Just behind every major corporate logo, they have a fascinating story behind it.
Most of us go through life thinking that the McDonald's logo is supposed to be the letter "M" for McDonald's. But the original golden arches were actually a part of the building design for the restaurant chain. That "M" shape also has a risqué hidden meaning it represents a pair of breasts, a symbol of nourishment for us mammals.
The Pepsi logo (the "Pepsi Globe") was originally created in the 1940s during World War II. The patriotic red, white and blue colors were chosen to show support to the troops overseas and were only printed on the bottle caps.
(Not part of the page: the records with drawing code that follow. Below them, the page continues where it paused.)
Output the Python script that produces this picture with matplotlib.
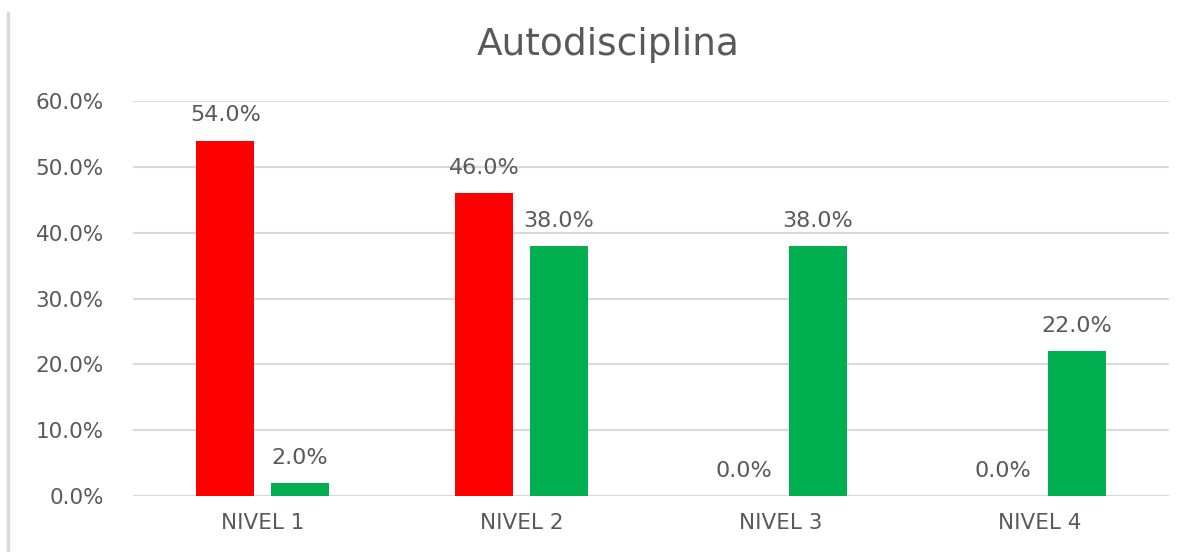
import matplotlib
matplotlib.use("Agg")
import matplotlib.pyplot as plt
from matplotlib.lines import Line2D
import numpy as np

categories = ["NIVEL 1", "NIVEL 2", "NIVEL 3", "NIVEL 4"]
red_vals = [0.54, 0.46, 0.0, 0.0]
green_vals = [0.02, 0.38, 0.38, 0.22]
yticks = [0.0, 0.1, 0.2, 0.3, 0.4, 0.5, 0.6]

RED = "#FF0000"
GREEN = "#00B050"
INK = "#595959"
GRID = "#D9D9D9"

plt.rcParams["font.family"] = ["DejaVu Sans"]

fig = plt.figure(figsize=(11.92, 5.52), dpi=100)
ax = fig.add_axes([0.1116, 0.1014, 0.8691, 0.7156])

x = np.arange(len(categories))
w = 0.224
off = 0.143
ax.bar(x - off, red_vals, w, color=RED, zorder=3)
ax.bar(x + off, green_vals, w, color=GREEN, zorder=3)

for xs, vals in ((x - off, red_vals), (x + off, green_vals)):
    for xi, v in zip(xs, vals):
        ax.annotate(f"{v*100:.1f}%", (xi, v), xytext=(0, 11), textcoords="offset points",
                    ha="center", va="bottom", fontsize=16, color=INK)

ax.set_xlim(-0.5, len(categories) - 0.5)
ax.set_ylim(0, 0.6)
ax.set_yticks(yticks)
ax.set_yticklabels([f"{t*100:.1f}%" for t in yticks], fontsize=15.5, color=INK)
ax.set_xticks(x)
ax.set_xticklabels(categories, fontsize=15.5, color=INK)
ax.tick_params(axis="x", length=0, pad=12)
ax.tick_params(axis="y", length=0, pad=21)
ax.grid(True, axis="y", color=GRID, lw=1.5, zorder=0)
for sp in ax.spines.values():
    sp.set_visible(False)

fig.text(0.51, 0.918, "Autodisciplina", ha="center", va="center", fontsize=27, color=INK)
fig.add_artist(Line2D([0.0067, 0.0067], [0.0, 0.977], transform=fig.transFigure,
                      color=GRID, lw=2.5))

fig.savefig("out.png", dpi=100)
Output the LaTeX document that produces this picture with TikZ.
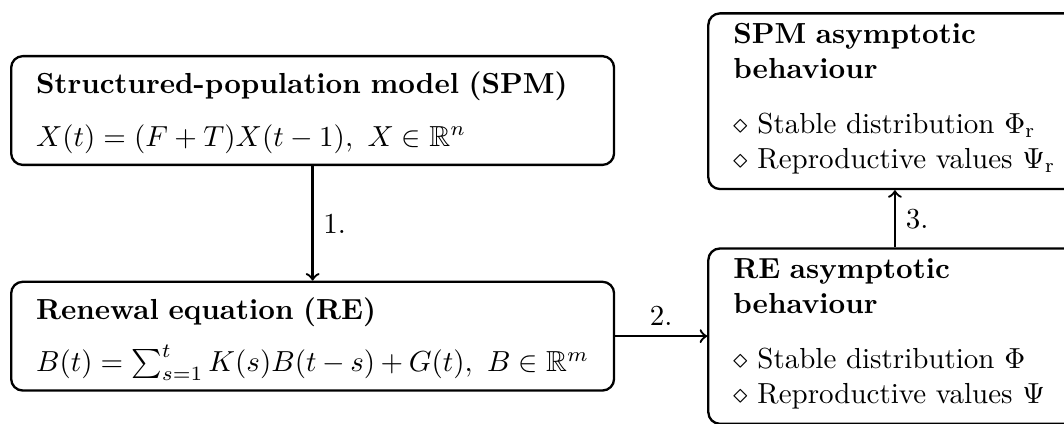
\documentclass[tikz,border=0pt]{standalone}
\usepackage{amsmath,amssymb}
\usetikzlibrary{positioning}
\tikzset{
  model/.style={draw, thick, rounded corners=4pt, align=left, inner xsep=8.6pt, inner ysep=3.5pt},
  widebox/.style={model, text width=190.7pt},
  narrowbox/.style={model, text width=111.5pt},
  link/.style={->, thick}
}

\begin{document}
\begin{tikzpicture}
				\useasboundingbox (0,0) rectangle (366.9pt,-145.9pt);
				% models
				\node [widebox, anchor=north west] (spm) at (3.45pt,-18.97pt)
				{\rule{0pt}{9.5pt}\textbf{Structured-population model (SPM)}\\[6pt]
				$X(t)=(F+T)X(t-1),\ X\in\mathbb{R}^n$\rule[-3pt]{0pt}{3pt}};
				\node [widebox, below=39.5pt of spm] (re)
				{\rule{0pt}{9.5pt}\textbf{Renewal equation (RE)}\\[6pt]
				$B(t)=\sum_{s=1}^{t}K(s)B(t-s)+G(t),\ B\in\mathbb{R}^m$\rule[-3pt]{0pt}{3pt}};
				% asymptotics
				\node [narrowbox, right=31.7pt of re] (reasym)
				{\textbf{RE asymptotic}\\\textbf{behaviour}\\[7pt]
				$\diamond$ Stable distribution $\Phi$\\
				$\diamond$ Reproductive values $\Psi$\strut};
				\node [narrowbox, above=19.7pt of reasym] (spmasym)
				{\textbf{SPM asymptotic}\\\textbf{behaviour}\\[7pt]
				$\diamond$ Stable distribution $\Phi_{\mathrm{r}}$\\
				$\diamond$ Reproductive values $\Psi_{\mathrm{r}}$\strut};
				
				\draw [link] (spm.south) -- node [right] {1.} (re.north);
				\draw [link] (re.east) -- node [above] {2.} (reasym.west);
				\draw [link] (reasym.north) -- node [right] {3.} (spmasym.south);
\end{tikzpicture}
\end{document}
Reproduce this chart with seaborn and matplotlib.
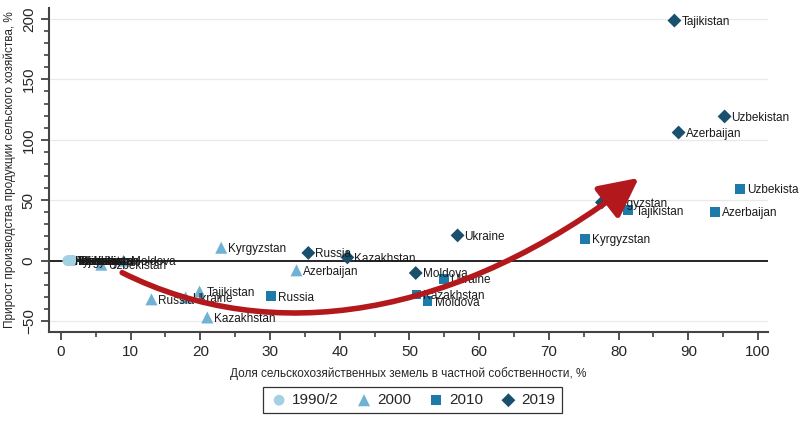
import numpy as np
import pandas as pd
import seaborn as sns
import matplotlib.pyplot as plt
from matplotlib.path import Path
from matplotlib.patches import FancyArrowPatch
from matplotlib.ticker import MultipleLocator

# data: share of private agricultural land (%) vs growth of agri output (%)
c1990 = ['Kyrgyzstan', 'Tajikistan', 'Russia', 'Ukraine', 'Kazakhstan',
         'Azerbaijan', 'Uzbekistan', 'Moldova']
x1990 = [1.0, 1.3, 1.6, 1.8, 1.4, 1.1, 1.7, 1.5]
y1990 = [0, 0, 0, 0, 0, 0, 0, 0]

c2000 = ['Kyrgyzstan', 'Azerbaijan', 'Tajikistan', 'Ukraine', 'Russia',
         'Kazakhstan', 'Uzbekistan', 'Moldova']
x2000 = [23.0, 33.8, 19.9, 17.9, 13.0, 21.0, 5.8, 9.0]
y2000 = [10.7, -8.0, -25.5, -30.5, -32.0, -47.0, -3.3, 0.0]

c2010 = ['Russia', 'Kazakhstan', 'Moldova', 'Ukraine', 'Kyrgyzstan',
         'Tajikistan', 'Azerbaijan', 'Uzbekistan']
x2010 = [30.2, 51.0, 52.6, 54.9, 75.2, 81.4, 93.8, 97.4]
y2010 = [-29.5, -28.0, -33.6, -15.0, 18.2, 41.6, 40.2, 59.3]

c2019 = ['Russia', 'Kazakhstan', 'Ukraine', 'Moldova', 'Kyrgyzstan',
         'Tajikistan', 'Uzbekistan', 'Azerbaijan']
x2019 = [35.5, 41.1, 56.9, 50.9, 77.6, 88.0, 95.2, 88.6]
y2019 = [6.4, 2.7, 20.9, -10.2, 48.2, 198.6, 119.3, 106.0]

years = ['1990/2', '2000', '2010', '2019']
colors = ['#a3d0e3', '#6fb2d3', '#1c7ba8', '#19506e']
markers = ['o', '^', 's', 'D']
msizes = [60, 75, 50, 50]

# trend arrow (cubic bezier, data coords)
arrow_pts = [(8.8, -9.9), (30.3, -71.9), (56.8, -47.9), (82.9, 68.5)]

series = [(c1990, x1990, y1990), (c2000, x2000, y2000),
          (c2010, x2010, y2010), (c2019, x2019, y2019)]

sns.set_style('white')
plt.rcParams['font.family'] = ['Liberation Sans', 'DejaVu Sans']

fig, ax = plt.subplots(figsize=(7.99, 4.21), dpi=100)
fig.subplots_adjust(left=0.0613, right=0.961, bottom=0.2114, top=0.981)

for yr, col, mk, ms, (cs, xs, ys) in zip(years, colors, markers, msizes, series):
    df = pd.DataFrame({'x': xs, 'y': ys, 'country': cs})
    sns.scatterplot(data=df, x='x', y='y', marker=mk, color=col, s=ms,
                    edgecolor='none', linewidth=0, ax=ax, label=yr, zorder=3)
    for _, r in df.iterrows():
        ax.annotate(r['country'], (r['x'], r['y']), xytext=(5, -1),
                    textcoords='offset points', va='center', ha='left',
                    fontsize=8.5, color='#1a1a1a', zorder=4)

ax.axhline(0, color='black', lw=1.2, zorder=1)
for g in [-50, 50, 100, 150, 200]:
    ax.axhline(g, color='#e9e9e9', lw=0.9, zorder=0)

path = Path(arrow_pts, [Path.MOVETO, Path.CURVE4, Path.CURVE4, Path.CURVE4])
arrow = FancyArrowPatch(path=path, arrowstyle='-|>,head_length=1.5,head_width=0.75',
                        mutation_scale=16, color='#b3191c', lw=4, zorder=5)
ax.add_patch(arrow)

ax.set_xlim(-1.7, 101.4)
ax.set_ylim(-59, 209)
ax.xaxis.set_major_locator(MultipleLocator(10))
ax.xaxis.set_minor_locator(MultipleLocator(5))
ax.yaxis.set_major_locator(MultipleLocator(50))
ax.yaxis.set_minor_locator(MultipleLocator(10))
ax.tick_params(axis='both', which='major', direction='out', length=6, width=1.2,
               color='#333333', labelsize=11, left=True, bottom=True)
ax.tick_params(axis='both', which='minor', direction='out', length=3.5, width=1.1,
               color='#333333', left=True, bottom=True)
for lab in ax.get_yticklabels():
    lab.set_rotation(90)
    lab.set_va('center')

for s in ['top', 'right']:
    ax.spines[s].set_visible(False)
for s in ['left', 'bottom']:
    ax.spines[s].set_color('#444444')
    ax.spines[s].set_linewidth(1.5)

ax.set_xlabel('Доля сельскохозяйственных земель в частной собственности, %',
              fontsize=8.5, labelpad=6)
ax.set_ylabel('Прирост производства продукции сельского хозяйства, %',
              fontsize=8.5, labelpad=4)

leg = ax.legend(loc='lower center', bbox_to_anchor=(0.516, 0.0),
                bbox_transform=fig.transFigure, ncol=4, frameon=True,
                fancybox=False, edgecolor='black', fontsize=11,
                handletextpad=0.2, columnspacing=1.0, borderpad=0.4,
                handlelength=1.3, markerscale=1.0)
leg.get_frame().set_linewidth(0.9)

fig.savefig('out.png', dpi=100)
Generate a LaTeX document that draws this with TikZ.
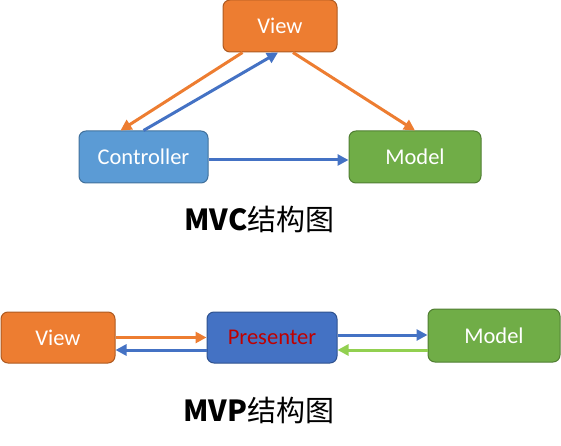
\documentclass[tikz,border=0pt]{standalone}
\usepackage{fontspec}
\setmainfont{Carlito}
\newfontfamily\cjkfont{Noto Sans CJK SC}
\usetikzlibrary{arrows.meta,calc}
\definecolor{orF}{HTML}{ED7D31}\definecolor{orD}{HTML}{AE5A21}
\definecolor{lbF}{HTML}{5B9BD5}\definecolor{lbD}{HTML}{41719C}
\definecolor{grF}{HTML}{70AD47}\definecolor{grD}{HTML}{507E32}
\definecolor{blF}{HTML}{4472C4}\definecolor{blD}{HTML}{2F528F}
\definecolor{lgr}{HTML}{92D050}\definecolor{dred}{HTML}{C00000}
\begin{document}
\begin{tikzpicture}[x=1pt,y=-1pt,
  box/.style={draw, line width=1pt, rounded corners=7pt, minimum height=52pt, inner sep=0pt,
    text=white, font=\fontsize{22.5}{24}\selectfont},
  conn/.style={line width=3pt, -{Triangle[length=11pt,width=11pt]}},
  ttl/.style={font=\fontsize{29}{31}\selectfont\cjkfont}]
\useasboundingbox (0,0) rectangle (561,446);
% MVC
\node[box, fill=orF, draw=orD, minimum width=114pt] (view) at (280,26) {View};
\node[box, fill=lbF, draw=lbD, minimum width=129pt] (ctrl) at (143.5,157) {Controller};
\node[box, fill=grF, draw=grD, minimum width=132pt] (model) at (415,157) {Model};
\draw[conn, orF] ($(view.south west)+(20,0)$) -- ($(ctrl.north west)+(42,0)$);
\draw[conn, blF] (ctrl.north) -- ($(view.south)+(-2,0)$);
\draw[conn, orF] ($(view.south)+(13,0)$) -- (model.north);
\draw[conn, blF] ($(ctrl.east)+(0,3)$) -- ($(model.west)+(0,3)$);
\node[ttl] (t1) at (259.5,219) {\textbf{MVC}结构图};
% MVP
\node[box, fill=orF, draw=orD, minimum width=114pt, minimum height=51pt] (v2) at (58,337.5) {View};
\node[box, fill=blF, draw=blD, minimum width=130pt, minimum height=51pt, text=dred] (pres) at (272,337.5) {Presenter};
\node[box, fill=grF, draw=grD, minimum width=132pt, minimum height=53pt] (m2) at (494,335.5) {Model};
\draw[conn, orF] (v2.east) -- (pres.west);
\draw[conn, blF] ($(pres.west)+(0,12.5)$) -- ($(v2.east)+(0,12.5)$);
\draw[conn, blF] ($(pres.east)+(0,-2.5)$) -- ($(m2.west)+(0,-0.5)$);
\draw[conn, lgr] ($(m2.west)+(0,14.5)$) -- ($(pres.east)+(0,12.5)$);
\node[ttl] (t2) at (259,410) {\textbf{MVP}结构图};
\end{tikzpicture}
\end{document}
'The power of four,' each of these hoops represents the 4 founding companies of the Auto-Union Consortium way back in 1932: like DKW, Horch, Wanderer, and Audi.
Well, the Google logo has four primary colors in a row and then it's broken by a secondary color. This was entirely intentional. Google wanted to show that they don't play by the rules.
The 'V' stands for "volks" which means people in German and the 'W' stands for "wagon" which means car. It's the car for the people.
Upon first glance, what most people see in the logo Amazon has used since early 2000 is a smiling face, associating the brand with happiness and giving it a positive connotation.
Interesting fact- Letter "A" at the beginning of the word "Amazon" to the letter "Z" in the middle is to signify the audience that Amazon sells "everything from A to Z."
'Conquering the mountain,' Adidas has always been known for its simple three-stripe logo, the simplest form of which was first created in 1976. It represents the obstacles that people need to overcome.
The name Apple all comes down to a simple explanation-Steve Jobs liked the sound of it. The Apple logo represents the forbidden fruit from the "Tree of Knowledge" in the Biblical creation story of Adam and Eve.